I’ve saved the best for last. ARENA’s BD spokesman Matt Walden shared the recent findings and activities that they have been driving. The key item on the agenda was today’s announcement that ARENA will be preparing a roadmap for the bioenergy sector that quantifies opportunities where Australia has a competitive advantage to inform future investment and policy decisions. You can look at it HERE.  They have committed to publishing this roadmap by mid-2020. I for one can’t wait to see what it contains and hope to have the opportunity to provide input into its development and content.

Day 2 at the Bioenergy Conference with some more great speakers.

My highlights were:

Inge Johansson – researcher at Research Institutes of Sweden talked about a great bioenergy hub that takes waste from the surrounding areas and generates energy (heat and electricity) in Copenhagen.
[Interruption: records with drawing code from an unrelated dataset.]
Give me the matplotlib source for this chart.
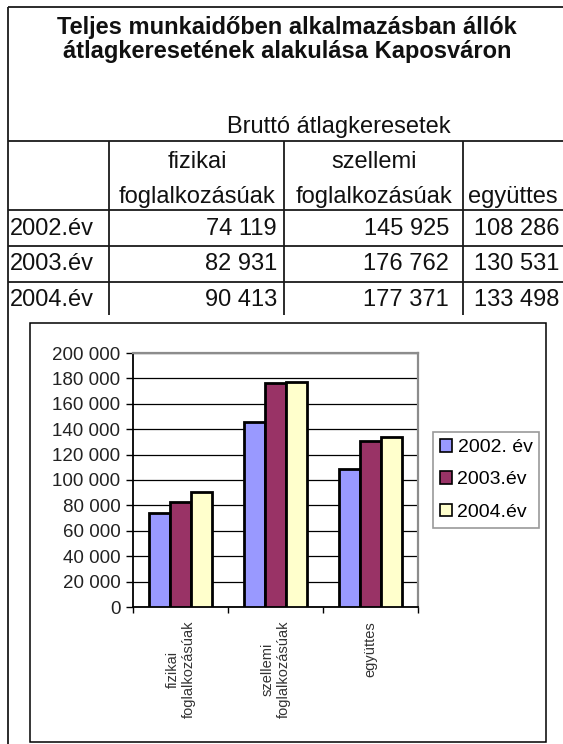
import matplotlib
matplotlib.use("Agg")
import matplotlib.pyplot as plt
import numpy as np
from matplotlib.patches import Rectangle

# ---------------- data ----------------
title_lines = ["Teljes munkaidőben alkalmazásban állók",
               "átlagkeresetének alakulása Kaposváron"]
subtitle = "Bruttó átlagkeresetek"
col_header_top = ["fizikai", "szellemi", ""]
col_header_bottom = ["foglalkozásúak", "foglalkozásúak", "együttes"]
categories = ["fizikai\nfoglalkozásúak", "szellemi\nfoglalkozásúak", "együttes"]
row_labels = ["2002.év", "2003.év", "2004.év"]
legend_labels = ["2002. év", "2003.év", "2004.év"]
fizikai = [74119, 82931, 90413]
szellemi = [145925, 176762, 177371]
egyuttes = [108286, 130531, 133498]
y_ticks = [0, 20000, 40000, 60000, 80000, 100000, 120000, 140000, 160000, 180000, 200000]
colors = ["#9999FF", "#993366", "#FFFFCC"]

plt.rcParams['font.family'] = ['Liberation Sans', 'DejaVu Sans']

W, H = 563, 744
fig = plt.figure(figsize=(W / 100, H / 100), dpi=100)
fig.patch.set_facecolor("white")

# background axes in pixel coordinates for the table
bg = fig.add_axes([0, 0, 1, 1])
bg.set_xlim(0, W)
bg.set_ylim(H, 0)
bg.axis("off")


def fmt(v):
    return f"{v:,.0f}".replace(",", " ")


lc = "#1a1a1a"
lw = 1.3


def hline(y, x0, x1):
    bg.plot([x0, x1], [y, y], color=lc, lw=lw, solid_capstyle="butt")


def vline(x, y0, y1):
    bg.plot([x, x], [y0, y1], color=lc, lw=lw, solid_capstyle="butt")


# table frame
hline(7, 8, W)
vline(8, 7, H)
for y in (141, 210, 246, 282):
    hline(y, 8, W)
for x in (109, 284, 463):
    vline(x, 141, 315)

tcol = "#111111"
bg.text(287, 34, title_lines[0], ha="center", va="baseline", fontsize=17,
        weight="bold", color=tcol)
bg.text(287, 58, title_lines[1], ha="center", va="baseline", fontsize=17,
        weight="bold", color=tcol)
bg.text(339, 133, subtitle, ha="center", va="baseline", fontsize=17, color=tcol)

col_centers = [197, 374, 513]
for c, top, bot in zip(col_centers, col_header_top, col_header_bottom):
    if top:
        bg.text(c, 168, top, ha="center", va="baseline", fontsize=17, color=tcol)
    bg.text(c, 203, bot, ha="center", va="baseline", fontsize=17, color=tcol)

row_base = [235, 270, 306]
right_edges = [277, 449, 559]
for i, yb in enumerate(row_base):
    bg.text(10, yb, row_labels[i], ha="left", va="baseline", fontsize=17, color=tcol)
    vals = [fizikai[i], szellemi[i], egyuttes[i]]
    for xr, v in zip(right_edges, vals):
        bg.text(xr, yb, fmt(v), ha="right", va="baseline", fontsize=17, color=tcol)

# chart frame
bg.add_patch(Rectangle((30, 323), 516, 419, fill=False, ec="black", lw=1.1))

# ---------------- bar chart ----------------
ax = fig.add_axes([133 / W, (H - 607) / H, 285 / W, 254 / H])
ax.set_zorder(2)

x = np.arange(len(categories))
bw = 0.22
for i in range(3):
    vals = [fizikai[i], szellemi[i], egyuttes[i]]
    ax.bar(x + (i - 1) * bw, vals, width=bw, color=colors[i], edgecolor="black",
           linewidth=2.0, label=legend_labels[i], zorder=3)

ax.set_xlim(-0.5, 2.5)
ax.set_ylim(0, 200000)
ax.set_yticks(y_ticks)
ax.set_yticklabels([fmt(v) for v in y_ticks], fontsize=13.5, color="#222222")
ax.yaxis.grid(True, color="black", lw=0.9)
ax.set_axisbelow(True)

for s in ("left", "bottom"):
    ax.spines[s].set_color("black")
    ax.spines[s].set_linewidth(1.3)
for s in ("top", "right"):
    ax.spines[s].set_color("#8c8c8c")
    ax.spines[s].set_linewidth(1.6)

ax.tick_params(axis="y", length=5, width=1, pad=4)
ax.set_xticks([-0.5, 0.5, 1.5, 2.5])
ax.set_xticklabels([])
ax.tick_params(axis="x", which="major", length=4, width=1)
ax.set_xticks(x, minor=True)
ax.set_xticklabels(categories, minor=True, rotation=90, fontsize=10.5,
                   color="#333333")
ax.tick_params(axis="x", which="minor", length=0, pad=10)
for t in ax.get_xticklabels(minor=True):
    t.set_multialignment("center")

leg = ax.legend(loc="upper left", bbox_to_anchor=(433 / W, 1 - 432 / H),
                bbox_transform=fig.transFigure, borderaxespad=0, fontsize=14,
                frameon=True, fancybox=False, edgecolor="#808080",
                handlelength=0.62, handleheight=0.62, handletextpad=0.28,
                labelspacing=0.78, borderpad=0.36)
leg.get_frame().set_linewidth(1.2)
for h in leg.legend_handles:
    h.set_linewidth(1.2)

fig.savefig("out.png", dpi=100, facecolor="white")
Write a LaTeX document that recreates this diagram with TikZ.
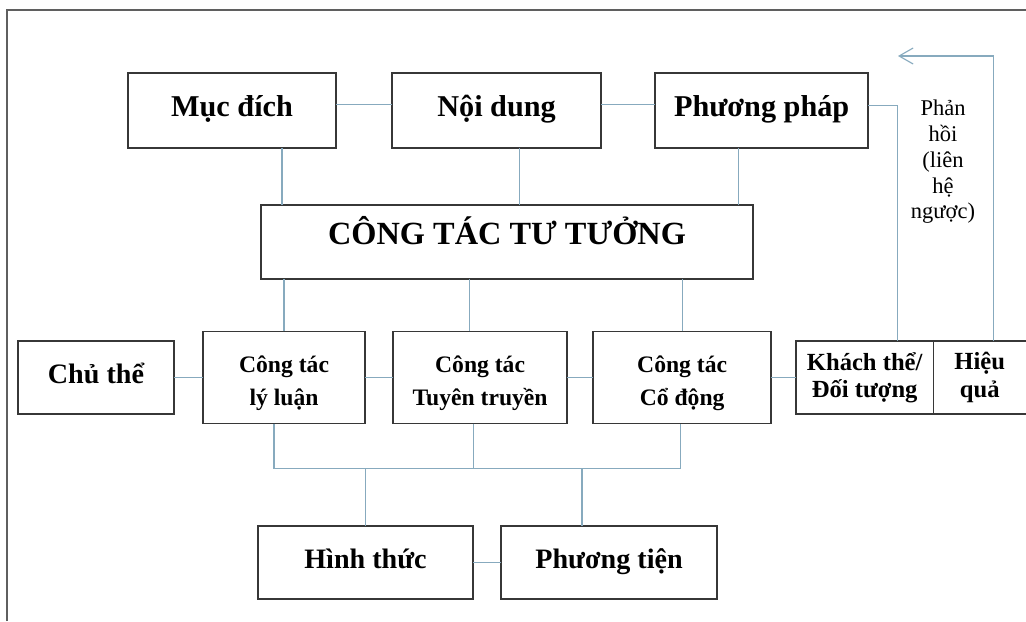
\documentclass[tikz,border=0pt]{standalone}
\usepackage{fontspec}
\setmainfont{Liberation Serif}
\usetikzlibrary{positioning,calc,arrows.meta}

\definecolor{boxgray}{RGB}{55,55,55}
\definecolor{linkblue}{RGB}{135,170,190}
\definecolor{framegray}{RGB}{95,95,95}

\begin{document}
\begin{tikzpicture}[x=0.025cm,y=-0.025cm,
    box/.style={rectangle,draw=boxgray,line width=1pt,outer sep=0pt,inner sep=0pt,align=center,
      minimum height=1.825cm,text height=15pt,text depth=6.5pt,font=\bfseries\fontsize{20}{24}\selectfont},
    topbox/.style={box,minimum height=1.875cm,font=\bfseries\fontsize{21.5}{26}\selectfont},
    smallbox/.style={rectangle,draw=boxgray,line width=1pt,outer sep=0pt,inner sep=0pt,align=center,
      minimum height=2.3cm,text height=44pt,text depth=4.5pt,font=\bfseries\fontsize{16.8}{23.5}\selectfont},
    sidebox/.style={rectangle,draw=boxgray,line width=1pt,outer sep=0pt,inner sep=0pt,align=center,
      minimum height=1.825cm,font=\bfseries\fontsize{17.5}{19.5}\selectfont},
    conn/.style={draw=linkblue,line width=0.8pt}]
    \useasboundingbox (0,0) rectangle (1026,621);
    \draw[framegray,line width=1.1pt] (7,621) -- (7,10) -- (1026,10);

    % top row
    \node[topbox,minimum width=5.2cm] (muc) at (232,110.5) {Mục đích};
    \node[topbox,minimum width=5.225cm,right=1.4cm of muc] (noidung) {Nội dung};
    \node[topbox,minimum width=5.325cm,right=1.35cm of noidung] (phuongphap) {Phương pháp};
    \node[box,minimum width=12.3cm,minimum height=1.85cm,text height=17pt,text depth=13pt,
      font=\bfseries\fontsize{23}{28}\selectfont] (cttt) at (507,242) {CÔNG TÁC TƯ TƯỞNG};

    % middle row
    \node[box,minimum width=3.9cm] (chuthe) at (96,377.5) {Chủ thể};
    \node[smallbox,minimum width=4.05cm,right=0.725cm of chuthe] (lyluan) {Công tác\\lý luận};
    \node[smallbox,minimum width=4.35cm,right=0.7cm of lyluan] (tuyen) {Công tác\\Tuyên truyền};
    \node[smallbox,minimum width=4.45cm,right=0.65cm of tuyen] (codong) {Công tác\\Cổ động};
    \node[sidebox,minimum width=3.425cm,right=0.625cm of codong] (khach) {Khách thể/\\Đối tượng};
    \node[sidebox,minimum width=2.325cm,right=0pt of khach] (hieuqua) {Hiệu\\quả};

    % bottom row
    \node[box,minimum width=5.375cm] (hinhthuc) at (365.5,562.5) {Hình thức};
    \node[box,minimum width=5.4cm,right=0.7cm of hinhthuc] (phuongtien) {Phương tiện};

    \node[align=center,font=\fontsize{16}{18.3}\selectfont] (phanhoi) at (943,162) {Phản\\hồi\\(liên\\hệ\\ngược)};
    \coordinate (fbend) at (898,56);

    \draw[conn] ([yshift=0.16cm]muc.east) -- ([yshift=0.16cm]noidung.west);
    \draw[conn] ([yshift=0.15cm]noidung.east) -- ([yshift=0.15cm]phuongphap.west);
    \draw[conn] ([xshift=1.25cm]muc.south) coordinate (m1) -- (m1 |- cttt.north);
    \draw[conn] ([xshift=0.5625cm]noidung.south) coordinate (n1) -- (n1 |- cttt.north);
    \draw[conn] ([xshift=-0.5875cm]phuongphap.south) coordinate (p1) -- (p1 |- cttt.north);

    \draw[conn] (lyluan.north) -- (lyluan.north |- cttt.south);
    \draw[conn] ([xshift=-0.275cm]tuyen.north) coordinate (t1) -- (t1 |- cttt.south);
    \draw[conn] (codong.north) -- (codong.north |- cttt.south);

    \draw[conn] (chuthe) -- (lyluan);
    \draw[conn] (lyluan) -- (tuyen);
    \draw[conn] (tuyen) -- (codong);
    \draw[conn] (codong) -- (khach);

    \draw[conn] ([xshift=-0.25cm]lyluan.south) -- ++(0,45) coordinate (busL) -| ([xshift=-0.05cm]codong.south);
    \draw[conn] ([xshift=-0.175cm]tuyen.south) coordinate (t2) -- (t2 |- busL);
    \draw[conn] (hinhthuc.north) -- (hinhthuc.north |- busL);
    \draw[conn] ([xshift=-0.675cm]phuongtien.north) coordinate (p2) -- (p2 |- busL);
    \draw[conn] (hinhthuc) -- (phuongtien);

    % phan hoi
    \draw[conn] ([yshift=0.125cm]phuongphap.east) -| ([xshift=0.8125cm]khach.north);
    \draw[conn,-{Straight Barb[length=0.35cm,width=0.4cm]}] ([xshift=0.3375cm]hieuqua.north) |- (fbend);
\end{tikzpicture}
\end{document}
Normally facilities like this are set away from highly populated areas, but this one is right in the guts of the city and offers a ski slope, cafe and parklands on its roof! This is one of the most advanced and waste to energy facility in the world.

Sylvain Bertrand – CEO at Airex Energy spoke about a biofuel that they are creating called biocoal. The product is made from forestry waste through a torrefaction process (Google it if you’re interested in how it works) and results in a pellet that has very similar properties to that of coal.

It’s taken 15years to develop the technology for creating biocoal efficiently. A few of the benefits of this product over alternative biofuels:

This would allow a coal-fired power plant to remain in operation with minor modifications to burn biocoal instead of traditional coal. This is a much cheaper solution than decommissioning and building a new process.

Biocoal is water-resistant unlike wood pellets and other similar biofuels, so storage is cheaper and product quality is more consistent in varying environmental conditions.

There are also challenges that come with biocoal that will need to be addressed:

Biocoal is about 20% more expensive than standard coal worldwide, but that is the price we need to come to expect to ensure sustainable practices are adopted

The biocoal industry is facing a ‘chicken and egg’ challenge as they compete with mature fuel sources. As an industry, they need to create enough product to meet the demand and offer production redundancy so they need to stockpile without purchase agreements in place making cashflow challenging.

Joshua Moran – Commercial Manager at Jemena, the providers of the gas network in NSW spoke of the importance of not considering the gas network as an isolated element, but instead as part of a complete energy system. This way of thinking really resonates with me because it allows the waste of one process to become the fuel of another.

For example: The wastewater from a facility can be anaerobically treated to provide cleaner wastewater for later reuse and also generate biogas as a by-product. This gas can be utilised to create heat, power and through this process the by-product is CO2. The CO2 can be captured and fed to a glasshouse for growing crops and then the by-products of the glasshouse need to be considered for how they might be used as the feedstock for the next process. There are many other systems like this that take the by-product from one sustainable process and use it to drive another sustainable process.

Looking Forward:

Well, that was my key takeaways from the conference this year. I’m very excited to see what the next year holds with the development of the roadmap for the bioenergy sector. I hope that this will drive policies that encourage sustainable projects and innovation throughout Australia.